En aquellos años el precio era de 60 maravedíes por día, y el mozo que llevaba la mula era el taxista de entonces, un asalariado que sufría los vaivenes del precio de la vida. Seguramente esta concepción de servicio semipúblico, controlado por el Concejo de la ciudad y más tarde por el Ayuntamiento, ha marcado la historia del taxi, siempre sujeto a precios intervenidos sin tener en cuenta el precio de la vida que en aquellos años incluía el alquiler de los establos, el precio de los animales, su alimentación y el jornal del mozo de mulas.
Por ello, ya desde los inicios, empezaron los conflictos entre los propietarios de las mulas y los alcaldes. A veces las demandas de los empresarios fueron atendidas, y otras no. Una historia ya conocida que se ha repetido hasta nuestros días.
Las sillas de mano
El avance de la sociedad y el crecimiento urbano dieron lugar a otras variantes de transporte. A finales del xvi aparecieron las sillas de mano, y más tarde las literas. Las sillas fueron al principio carruajes particulares, pero su uso se extendió tanto que en los últimos años de Felipe II la ciudad ya tenía un servicio de alquiler con paradas fijas en las plazas más céntricas, como las de Herradores, Cebada, Antón Martín, Santo Domingo, Provincia, Puerta del Sol y Alcázar Real.

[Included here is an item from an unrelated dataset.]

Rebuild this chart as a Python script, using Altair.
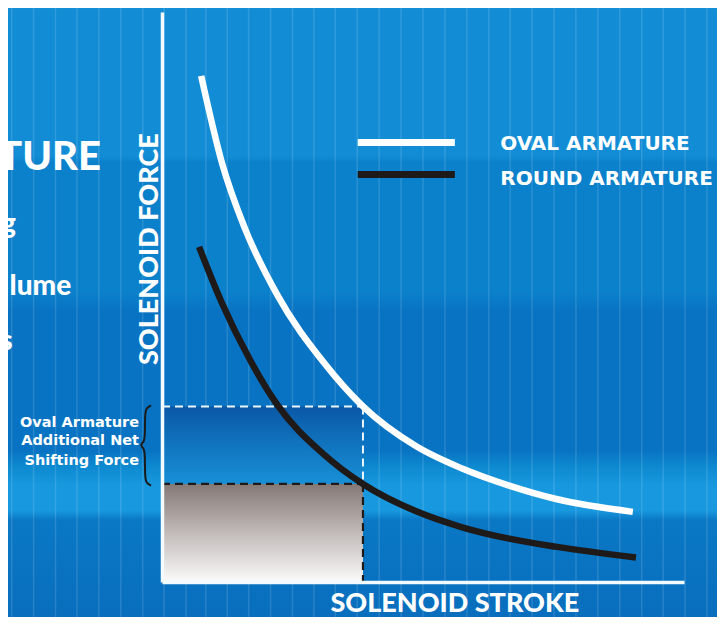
import altair as alt
import pandas as pd

# ---------------- data ----------------
# axes: stroke 0..100 (left->right), force 0..100 (bottom->top)
oval_stroke = [7.5, 11.5, 15.9, 22.0, 31.0, 38.5, 48.7, 57.5, 66.5, 75.3, 90.2]
oval_force = [88.8, 73.5, 62.0, 50.5, 38.5, 30.8, 23.8, 19.9, 16.9, 14.6, 12.3]
round_stroke = [7.1, 11.5, 16.9, 22.0, 31.0, 38.5, 48.7, 57.5, 66.5, 75.3, 90.8]
round_force = [58.8, 48.9, 38.9, 31.2, 22.4, 17.2, 12.4, 9.6, 7.6, 6.2, 4.3]

series_names = ["OVAL ARMATURE", "ROUND ARMATURE"]
series_colors = ["#ffffff", "#1e1a1a"]

ref_stroke = 38.5          # dashed reference stroke
ref_force_oval = 30.8      # oval force at reference stroke
ref_force_round = 17.2     # round force at reference stroke

annot_lines = ["Oval Armature", "Additional Net", "Shifting Force"]
left_fragments = ["TURE", "g", "lume", "s"]

# brace outline (data units)
brace_x = [-2.1, -3.07, -3.26, -3.26, -3.45, -4.21, -3.45, -3.26, -3.26, -3.07, -2.1]
brace_y = [31.0, 30.5, 29.3, 25.6, 24.6, 24.0, 23.4, 22.4, 18.6, 17.4, 16.9]

# background decoration: stripe positions (data units)
stripe_x = [-28.8, -24.6, -20.4, -16.3, -12.1, -7.9, -3.7, 0.4, 4.6, 8.4, 12.5, 16.6,
            20.8, 25.0, 29.1, 33.2, 37.4, 41.6, 45.8, 50.0, 54.2, 58.4, 62.6, 66.7,
            70.9, 75.1, 79.3, 83.5, 87.7, 91.9, 96.0, 100.2, 104.4]

# ---------------- scales / axes ----------------
XS = alt.Scale(domain=[0, 100], nice=False, zero=False)
YS = alt.Scale(domain=[0, 100], nice=False, zero=False)
AX = alt.Axis(labels=False, ticks=False, grid=False, title=None,
              domainColor="#f4fbff", domainWidth=3.5, zindex=1)


def X(f):
    return alt.X(f, type="quantitative", scale=XS, axis=AX)


def Y(f):
    return alt.Y(f, type="quantitative", scale=YS, axis=AX)


# background with horizontal bands
bg_grad = alt.LinearGradient(
    gradient="linear", x1=0, x2=0, y1=0, y2=1,
    stops=[
        alt.GradientStop(offset=0.0, color="#2398da"),
        alt.GradientStop(offset=0.025, color="#128dd5"),
        alt.GradientStop(offset=0.255, color="#128dd5"),
        alt.GradientStop(offset=0.265, color="#0b80cb"),
        alt.GradientStop(offset=0.47, color="#0b80cb"),
        alt.GradientStop(offset=0.50, color="#0873c2"),
        alt.GradientStop(offset=0.72, color="#0873c2"),
        alt.GradientStop(offset=0.745, color="#0d89d0"),
        alt.GradientStop(offset=0.775, color="#1898de"),
        alt.GradientStop(offset=0.815, color="#1898de"),
        alt.GradientStop(offset=0.83, color="#0a78c5"),
        alt.GradientStop(offset=1.0, color="#086dbc"),
    ],
)
bg_df = pd.DataFrame({"x0": [-32], "x1": [110], "y0": [-8], "y1": [103]})
bg = alt.Chart(bg_df).mark_rect(color=bg_grad, clip=False).encode(
    x=X("x0"), x2="x1", y=Y("y0"), y2="y1")

stripes_df = pd.DataFrame({"x": stripe_x, "y0": -8, "y1": 103})
stripes = alt.Chart(stripes_df).mark_rule(color="#ffffff", opacity=0.13, strokeWidth=1.5,
                                          clip=False).encode(
    x=X("x"), y=Y("y0"), y2="y1")

blue_grad = alt.LinearGradient(
    gradient="linear", x1=0, x2=0, y1=0, y2=1,
    stops=[alt.GradientStop(offset=0, color="#0a58a6"),
           alt.GradientStop(offset=1, color="#1890d7")])
gray_grad = alt.LinearGradient(
    gradient="linear", x1=0, x2=0, y1=0, y2=1,
    stops=[alt.GradientStop(offset=0, color="#847875"),
           alt.GradientStop(offset=0.5, color="#c2bbb9"),
           alt.GradientStop(offset=1, color="#fbfafa")])

blue_df = pd.DataFrame({"x0": [0], "x1": [ref_stroke], "y0": [ref_force_round], "y1": [ref_force_oval]})
gray_df = pd.DataFrame({"x0": [0], "x1": [ref_stroke], "y0": [0], "y1": [ref_force_round]})
blue_rect = alt.Chart(blue_df).mark_rect(color=blue_grad).encode(
    x=X("x0"), x2="x1", y=Y("y0"), y2="y1")
gray_rect = alt.Chart(gray_df).mark_rect(color=gray_grad).encode(
    x=X("x0"), x2="x1", y=Y("y0"), y2="y1")

white_dash_df = pd.DataFrame({"x0": [0, ref_stroke], "x1": [ref_stroke, ref_stroke],
                              "y0": [ref_force_oval, ref_force_oval], "y1": [ref_force_oval, ref_force_round]})
black_dash_df = pd.DataFrame({"x0": [0, ref_stroke], "x1": [ref_stroke, ref_stroke],
                              "y0": [ref_force_round, ref_force_round], "y1": [ref_force_round, 0]})
white_dash = alt.Chart(white_dash_df).mark_rule(color="#eaf5fc", strokeWidth=2, strokeDash=[8, 5]).encode(
    x=X("x0"), x2="x1", y=Y("y0"), y2="y1")
black_dash = alt.Chart(black_dash_df).mark_rule(color="#1e1a1a", strokeWidth=2.2, strokeDash=[8, 5]).encode(
    x=X("x0"), x2="x1", y=Y("y0"), y2="y1")

curve_df = pd.DataFrame({
    "stroke": oval_stroke + round_stroke,
    "force": oval_force + round_force,
    "series": [series_names[0]] * len(oval_stroke) + [series_names[1]] * len(round_stroke),
})
curves = alt.Chart(curve_df).mark_line(strokeWidth=6.5, interpolate="monotone", strokeCap="butt").encode(
    x=X("stroke"), y=Y("force"),
    color=alt.Color("series:N", scale=alt.Scale(domain=series_names, range=series_colors), legend=None),
    detail="series:N")

brace_df = pd.DataFrame({"x": brace_x, "y": brace_y, "i": list(range(len(brace_x)))})
brace = alt.Chart(brace_df).mark_line(color="#1a1a1a", strokeWidth=2, interpolate="basis", clip=False).encode(
    x=X("x"), y=Y("y"), order="i:Q")

# legend
leg_df = pd.DataFrame({"x0": [37.5, 37.5], "x1": [56.1, 56.1], "y": [77.1, 71.5],
                       "series": series_names, "tx": [64.8, 64.8], "ty": [75.8, 69.6]})
leg_lines = alt.Chart(leg_df).mark_rule(strokeWidth=7).encode(
    x=X("x0"), x2="x1", y=Y("y"),
    color=alt.Color("series:N", scale=alt.Scale(domain=series_names, range=series_colors), legend=None))
leg_text = alt.Chart(leg_df).mark_text(align="left", baseline="alphabetic", font="DejaVu Sans",
                                       fontWeight="bold", fontSize=20, color="white").encode(
    x=X("tx"), y=Y("ty"), text="series:N")

# axis titles
ytitle = alt.Chart(pd.DataFrame({"x": [-0.8], "y": [58.4], "t": ["SOLENOID FORCE"]})).mark_text(
    angle=270, align="center", baseline="alphabetic", font="Lato", fontWeight=900,
    fontSize=27, color="white", clip=False).encode(x=X("x"), y=Y("y"), text="t:N")
xtitle = alt.Chart(pd.DataFrame({"x": [56.1], "y": [-5.2], "t": ["SOLENOID STROKE"]})).mark_text(
    align="center", baseline="alphabetic", font="Lato", fontWeight=900,
    fontSize=27, color="white", clip=False).encode(x=X("x"), y=Y("y"), text="t:N")

# annotation
annot_df = pd.DataFrame({"x": [-4.4] * 3, "y": [27.2, 24.0, 20.5], "t": annot_lines})
annot = alt.Chart(annot_df).mark_text(align="right", baseline="alphabetic", font="DejaVu Sans",
                                      fontWeight="bold", fontSize=14.5, color="white", clip=False).encode(
    x=X("x"), y=Y("y"), text="t:N")

# cut-off brochure text on the left
frag_big = alt.Chart(pd.DataFrame({"x": [-11.7], "y": [72.3], "t": [left_fragments[0]]})).mark_text(
    align="right", baseline="alphabetic", font="Lato",
    fontWeight=900, fontSize=40, color="white", clip=False).encode(x=X("x"), y=Y("y"), text="t:N")
frag_df = pd.DataFrame({"x": [-28.0, -17.4, -28.6], "y": [61.2, 50.4, 40.7], "t": left_fragments[1:]})
frag_small = alt.Chart(frag_df).mark_text(
    align="right", baseline="alphabetic", font="Lato",
    fontWeight=900, fontSize=28, color="white", clip=False).encode(x=X("x"), y=Y("y"), text="t:N")

chart = alt.layer(
    bg, stripes, blue_rect, gray_rect, white_dash, black_dash, curves, brace,
    leg_lines, leg_text, ytitle, xtitle, annot, frag_big, frag_small,
).properties(
    width=522, height=570,
    autosize=alt.AutoSizeParams(type="none"),
    padding={"left": 154, "top": 4, "right": 33, "bottom": 35},
    background="#0b80cb",
).configure_view(stroke=None)

chart.save("out.html", embed_options={"renderer": "svg", "actions": False})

Las sillas de mano, como más tarde pasaría con los primeros taxis de caballos, siempre tuvieron mala prensa. El periodista, político e historiador Ángel Fernández de los Ríos contaba lo siguiente en la revista La Ilustración Española y Americana, en 1876: «Mejores condiciones tenían las sillas de manos, que conducidas por hombres, no servían para distancias largas como las literas, pero prestaban incomparables servicios en las calles de Madrid, que eran una sucesión constante de pendientes: comenzaron a hacer uso de ellas las señoras y dueños de la corte, tuviéronlas luego personas menos encopetadas, y acabaron por generalizarse de tal modo que llegó a haberlas de alquiler, y al fin vinieron a influir hasta en la construcción de las casas principales…».
Efectivamente, las escaleras de las casas se construían con peldaños anchos para que los mozos de silla pudieran subir a las señoras hasta la antesala de la casa. Un auténtico servicio puerta a puerta.
La silla de mano fue un asiento suspendido entre varas largas, conducido por dos mozos que soportaban todo el peso del viajero y de la silla sobre sus hombros mediante unas correas. Marchaban uno delante y otro detrás a paso lento y uniforme, y eran relevados por otros dos criados cuando el trayecto era largo. Su decoración estaba regulada por dos leyes de Felipe III de 1600: «que las sillas de manos no se puedan hacer de brocado, ni tela de oro ó plata, ni de seda alguna… y no se puedan hacer sino de terciopelo ó damasco…». Estas mismas limitaciones también se extendían al resto de los coches de paseo existentes en la ciudad, todos de lujo.